On Being the Magic

On October 27, I had the honor and privilege of giving my first TED Talk. For years, I have watched inspiring TED Talks and hoped to one day do the same.

On October 27, I had the honor and privilege of giving my first TED Talk.  For years, I have watched inspiring TED Talks and hoped to one day do the same.  When I was invited to propose a talk for #tedxwinstonsalemwomen related to the theme “It’s About Time,” the phrase “be the magic” kept coming to mind.  It wasn’t an unfamiliar phrase at all.  In fact, one of my mentors regularly reminds me to do just that. (Thank you, Raymond.)

For a few days, I struggled to find the words to fill my proposal.  I knew that “I knew” but I was having a hard time articulating what I knew and felt.  Finally, I asked the Universe (God/All) to assist me and I wrote, without thinking, what became my talk, “It’s About Time to Be the Magic.”  My proposal was accepted and I was so excited to join the ranks of the brilliant and inspiring speakers who came before me.  But by the week of the talk, I wasn’t really feeling like the magic.  That feeling was compounded by the sudden passing of my aunt just the day before and within just months of my dad’s transition.  I was grieving and deep down, I feared that I couldn’t model my message enough to get to the stage, let alone get there and talk!  Furthermore, ALL of my attempts at memorizing my script had failed!

But somewhere else inside of me, there was a sense of ease and awareness that this moment was so much bigger than what I could fear or see at the time. And, I knew that the speech that I was inspired to write was, foremost, for my own instruction.

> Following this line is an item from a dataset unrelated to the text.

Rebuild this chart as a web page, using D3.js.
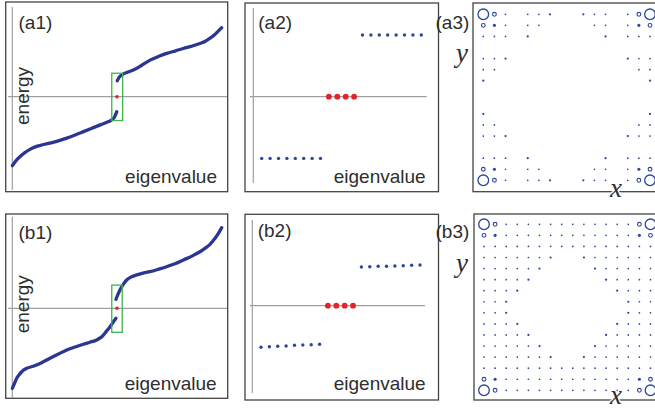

Throughout my life, I’ve experienced times when I knew that I would have to tap into a different part of me in order to survive and/or access new possibilities.  I have become familiar with that feeling over the years.  Each time it has come, I’ve been guided to or through a major shift in my waking life and/or consciousness.  The morning of October 27, felt that way.  So, as I waited for my turn to stand on the “red circle,” I whispered a prayer:

“Universe/God, angels, ancestors, Dad, and Auntie please surround me.  Suspend my ego and motives so that whatever is supposed to be said moves through me. Hide me behind you.  And allow me to leave whatever I need to let go of on this stage. Amen.”

Suddenly, I felt the most loving warmth around me and I knew that the love of all that exists was with me.  I felt myself step out of the holding room and things came back into focus when I left the stage.  Friends laughed when I told them that I didn’t really remember what happened in between.  When the fog lifted, it became overwhelmingly clear that my prayer was answered and that I was experiencing yet another shift.

While I don’t fully know everything that is in store for me, I do know that life isn’t about having it all figured out, knowing exactly what to say, or always feeling the most confident.  It’s about showing up and being present in spite of your fears about “who you are not” so that who you truly are can emerge and thrive.  Most of us have been leaving our truest self on the bench praying for game time.  (I couldn’t resist a football analogy. Washington is playing.) When we are present, even in the face of fear and grief, we give our highest, most authentic  self, the opportunity to show up and be the magic.